IAS 16, IAS 38 and IFRIC 12 — Variable payments for the separate acquisition of property, plant and equipment and intangible assets

Date recorded:

The Committee previously considered a request to clarify the accounting for variable fees in a service concession arrangement. The request for clarification relates to whether these costs should be recognised at the start of the concession arrangement as an asset with an obligation to make the related payment, or treated as executory in nature and recognised over the term of the concession arrangement.

At its September 2012 meeting, the Committee directed the staff to prepare a paper for discussion at a future meeting which analyses a number of models historically considered by the Committee in accounting for variable payments for the separate purchase of property, plant and equipment and intangible assets, including

  • the ‘financial liability model’, based on the principles in IAS 32 Financial Instruments: Presentation, IAS 39 Financial Instruments: Recognition and Measurement and IFRS 9 Financial Instruments on the accounting for a financial liability;
  • the ‘IFRS 3 model’, based on the accounting for contingent consideration in IFRS 3 Business Combinations;
  • the ‘IAS 16/IAS 37 model’, based on the principles in IAS 16, IAS 37 Provisions, Contingent Liabilities and Contingent Assets and IFRIC 1 Changes in Existing Decommissioning, Restoration and Similar Liabilities; and
  • the ‘Leases model’, based on the tentative decisions taken so far by the Board in the leases project.

The Committee also directed the staff to propose alternatives that focus on the accounting for the debit side of the transaction, rather than on the recognition and measurement of the liability, and that consider whether there are circumstances in which the remeasurement of the liability should be included as an adjustment to the cost of the asset.

At this meeting, the Committee considered some of these issues.
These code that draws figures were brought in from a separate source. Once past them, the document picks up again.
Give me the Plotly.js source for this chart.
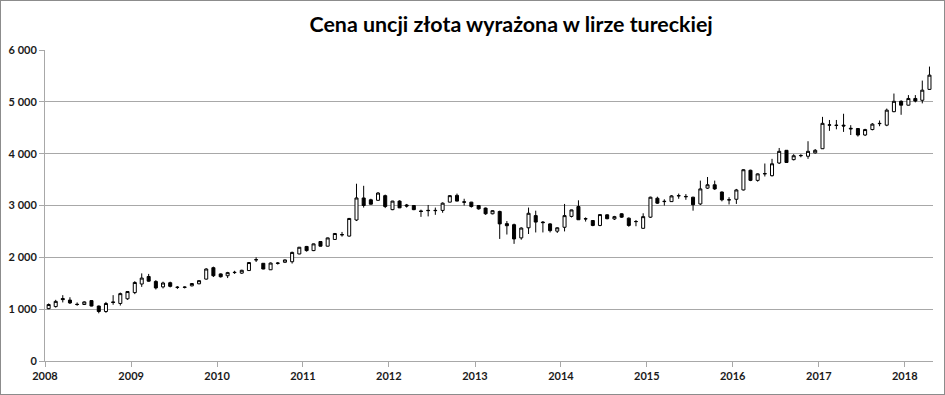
<!DOCTYPE html>
<html>
<head>
<meta charset="utf-8">
<script src="https://cdn.plot.ly/plotly-3.0.1.min.js"></script>
<style>
  html, body { margin: 0; padding: 0; background: #fff; }
  #chart { width: 943px; height: 393px; border: 1px solid #8c8c8c; }
</style>
</head>
<body>
<div id="chart"></div>
<script>
// Monthly candles, Jan 2008 – Apr 2018 (TRY per troy ounce)
const months = [
  "2008-01","2008-02","2008-03","2008-04","2008-05","2008-06","2008-07","2008-08","2008-09","2008-10","2008-11","2008-12",
  "2009-01","2009-02","2009-03","2009-04","2009-05","2009-06","2009-07","2009-08","2009-09","2009-10","2009-11","2009-12",
  "2010-01","2010-02","2010-03","2010-04","2010-05","2010-06","2010-07","2010-08","2010-09","2010-10","2010-11","2010-12",
  "2011-01","2011-02","2011-03","2011-04","2011-05","2011-06","2011-07","2011-08","2011-09","2011-10","2011-11","2011-12",
  "2012-01","2012-02","2012-03","2012-04","2012-05","2012-06","2012-07","2012-08","2012-09","2012-10","2012-11","2012-12",
  "2013-01","2013-02","2013-03","2013-04","2013-05","2013-06","2013-07","2013-08","2013-09","2013-10","2013-11","2013-12",
  "2014-01","2014-02","2014-03","2014-04","2014-05","2014-06","2014-07","2014-08","2014-09","2014-10","2014-11","2014-12",
  "2015-01","2015-02","2015-03","2015-04","2015-05","2015-06","2015-07","2015-08","2015-09","2015-10","2015-11","2015-12",
  "2016-01","2016-02","2016-03","2016-04","2016-05","2016-06","2016-07","2016-08","2016-09","2016-10","2016-11","2016-12",
  "2017-01","2017-02","2017-03","2017-04","2017-05","2017-06","2017-07","2017-08","2017-09","2017-10","2017-11","2017-12",
  "2018-01","2018-02","2018-03","2018-04"
];

const openVals = [
  1010,1050,1205,1175,1095,1090,1165,1060,955,1140,1110,1200,
  1320,1485,1630,1535,1430,1510,1425,1420,1450,1490,1580,1800,
  1680,1645,1705,1695,1745,1950,1885,1760,1890,1905,1915,2065,
  2210,2130,2305,2215,2345,2440,2410,2720,3145,3110,3100,3190,
  2920,3085,3010,3000,2895,2900,2900,2905,3065,3195,3070,3065,
  3000,2950,2840,2885,2650,2630,2375,2570,2805,2680,2645,2505,
  2580,2790,2980,2740,2710,2615,2820,2740,2840,2755,2690,2560,
  2775,3140,3075,3075,3185,3175,3160,3030,3335,3400,3260,3110,
  3120,3300,3680,3485,3610,3575,3820,4065,3885,3960,3950,4015,
  4095,4550,4550,4550,4490,4485,4360,4465,4585,4550,4810,5010,
  4935,5065,5030,5240
];
const highVals = [
  1110,1180,1270,1230,1130,1150,1175,1070,1140,1270,1320,1350,
  1540,1690,1680,1560,1530,1530,1445,1440,1500,1560,1790,1820,
  1690,1720,1740,1760,1910,2000,1890,1900,1910,1960,2110,2200,
  2220,2265,2310,2380,2470,2490,2760,3420,3380,3130,3260,3210,
  3090,3100,3030,3010,2920,3010,2960,3060,3200,3230,3130,3070,
  3010,2960,2910,2900,2700,2650,2580,2960,2900,2700,2660,2580,
  3030,2920,3100,2770,2720,2830,2830,2800,2850,2770,2720,2850,
  3170,3170,3120,3200,3230,3220,3170,3480,3550,3480,3270,3160,
  3320,3700,3690,3620,3810,3900,4110,4070,3990,3990,4240,4090,
  4710,4650,4650,4770,4550,4490,4480,4590,4640,4870,5160,5030,
  5130,5130,5410,5680
];
const lowVals = [
  1000,1030,1130,1100,1065,1080,1055,920,930,1085,1070,1180,
  1290,1430,1530,1380,1400,1420,1390,1400,1440,1480,1570,1620,
  1610,1600,1680,1680,1740,1910,1770,1755,1860,1890,1880,2060,
  2110,2120,2210,2210,2340,2400,2400,2700,2960,3020,3090,2950,
  2910,2950,2960,2910,2780,2790,2820,2860,3060,3080,3000,2960,
  2920,2820,2830,2355,2440,2260,2340,2450,2480,2480,2480,2470,
  2500,2770,2720,2690,2600,2600,2735,2720,2760,2590,2600,2550,
  2760,3030,3000,3070,3130,3110,2900,3010,3320,3300,3080,3020,
  3030,3290,3470,3460,3560,3560,3800,3820,3870,3930,3900,4000,
  4090,4440,4470,4420,4360,4330,4340,4450,4530,4530,4800,4750,
  4930,4990,4970,5230
];
const closeVals = [
  1090,1150,1185,1120,1090,1140,1060,955,1110,1130,1300,1340,
  1515,1600,1540,1410,1505,1440,1420,1425,1495,1550,1775,1645,
  1625,1705,1710,1750,1900,1955,1775,1890,1885,1950,2095,2195,
  2130,2260,2215,2375,2460,2435,2750,3145,3000,3025,3240,2980,
  3085,2955,2990,2920,2885,2905,2905,3045,3190,3085,3065,2980,
  2935,2840,2900,2645,2610,2355,2565,2850,2680,2670,2515,2570,
  2805,2915,2725,2745,2615,2825,2745,2785,2775,2615,2690,2785,
  3160,3045,3080,3185,3190,3170,3015,3320,3400,3320,3110,3110,
  3300,3690,3485,3610,3615,3805,4045,3830,3960,3965,4045,4065,
  4585,4555,4545,4535,4480,4360,4465,4570,4580,4840,5010,4935,
  5065,5015,5225,5515
];

const yTicks = [0, 1000, 2000, 3000, 4000, 5000, 6000];
const titleText = "Cena uncji złota wyrażona w lirze tureckiej";

const tickFont = { family: "Lato, 'Open Sans', sans-serif", size: 11, color: "#1a1a1a", weight: "bold" };
const gridGray = "#a8a8a8";

const trace = {
  type: "candlestick",
  x: months,
  open: openVals,
  high: highVals,
  low: lowVals,
  close: closeVals,
  xperiod: "M1",
  xperiodalignment: "middle",
  increasing: { fillcolor: "#ffffff", line: { color: "#000000", width: 1 } },
  decreasing: { fillcolor: "#000000", line: { color: "#000000", width: 1 } },
  whiskerwidth: 0,
  showlegend: false,
  hoverinfo: "x+y"
};

const layout = {
  width: 943,
  height: 393,
  margin: { l: 44, r: 11, t: 49, b: 33, pad: 0 },
  paper_bgcolor: "#ffffff",
  plot_bgcolor: "#ffffff",
  separators: ", ",
  boxgap: 0.38,
  showlegend: false,
  title: {
    text: titleText,
    font: { family: "Lato, 'Open Sans', sans-serif", size: 21.4, color: "#000000", weight: "bold" },
    xref: "container", x: 0.541, xanchor: "center",
    yref: "container", y: 0.939, yanchor: "middle"
  },
  xaxis: {
    type: "date",
    range: ["2008-01-01", "2018-05-01"],
    tick0: "2008-01-01",
    dtick: "M12",
    tickformat: "%Y",
    ticks: "outside",
    ticklen: 5,
    tickcolor: gridGray,
    showline: true,
    linecolor: gridGray,
    linewidth: 1,
    showgrid: false,
    zeroline: false,
    tickfont: tickFont,
    rangeslider: { visible: false },
    fixedrange: true
  },
  yaxis: {
    range: [0, 6000],
    tickvals: yTicks,
    tickformat: ",d",
    ticks: "outside",
    ticklen: 5,
    tickcolor: gridGray,
    showline: true,
    linecolor: gridGray,
    linewidth: 1,
    showgrid: true,
    gridcolor: gridGray,
    gridwidth: 1,
    zeroline: false,
    tickfont: tickFont,
    fixedrange: true
  }
};

Plotly.newPlot("chart", [trace], layout, { displayModeBar: false, staticPlot: true });
</script>
</body>
</html>
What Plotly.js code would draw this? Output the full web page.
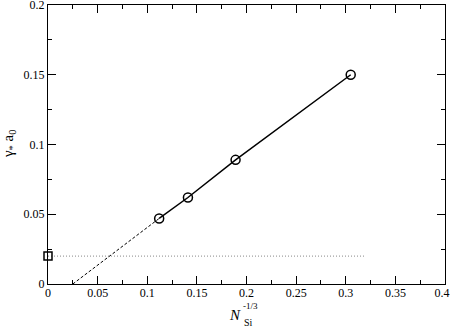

Namely, in considering the core issue regarding the initial accounting for variable payments, the Committee considered whether the purchaser has an obligation on the date of purchase of the asset to pay the variable payment – highlighting two alternatives: [Alt 1] all variable payments meet the initial recognition criteria of a financial liability on the date of purchase of the asset (akin to IAS 32 and IFRS 3 requirements); or [Alt 2] variable payments that are dependent on the purchaser’s future activities do not meet the initial recognition criteria of a financial liability until the activity requiring the payment is performed (akin to IAS 37 and the IASB’s current leasing proposals).

In discussing the above, Committee members expressed mixed views on the above alternatives. Some Committee members preferred Alt 1 on a conceptual basis (i.e., the purchaser has an obligation on the date of purchase of the asset to pay the variable payment). However, other Committee members expressed support for Alt 2 for varying reasons including that it represents the Board’s current direction on the leasing project (in which they foresaw no conceptual difference in the accounting for variable payments in leases and variable payments in concession arrangements), a view that the purchaser does not have an obligation to pay variable payments that are dependent on the purchaser’s future activity until the activity is performed and the difficulties in measuring variable payments at the start of the concession arrangement. Others expressed alternative views including introducing the concept of purchaser’s control over future activities in the liability recognition conclusion.

The Committee Chair noted a lack of consensus on the initial accounting topic. However, he requested that the Committee consider the subsequent accounting for variable payments to the degree it could be decoupled from initial accounting considerations.

The staff noted the core issue in subsequent accounting is whether the remeasurement of the financial liability to make variable payments should be recognised in profit or loss (akin to paragraph AG8 of IAS 39, for example), or should be included as an adjustment to the cost of the asset (akin to IAS 16/IAS 38 and IFRIC 1, for example).

Many Committee members expressed support for the adjustment of the liability as described in paragraph AG8 of IAS 39 being recognised as a corresponding adjustment to the cost of the asset (entirely when the adjustment is a change in estimate, as in IFRIC 1, and to the extent that it relates to future economic benefits to be derived from the asset when the adjustment is not a change in estimate, as in the leases project). However, other Committee members found it difficult to decouple the issue of initial and subsequent accounting, and building on this point, requested that illustrative examples be brought to a future meeting to outline comprehensively the initial and subsequent measurement options under varying examples (such as variable payments which are dependent on an index or a rate, variable payments that are dependent on the purchaser’s future activity derived from the underlying asset and variable payments that are made if the asset acquired complies with agreed-upon specifications at specific dates in the future).

Summarising the discussion, the Committee Chair noted general consensus for recognising remeasurement of the financial liability to make variable payments as an adjustment to the cost of the asset, but requested that the staff bring back illustrative examples to outline comprehensively the initial and subsequent measurement options.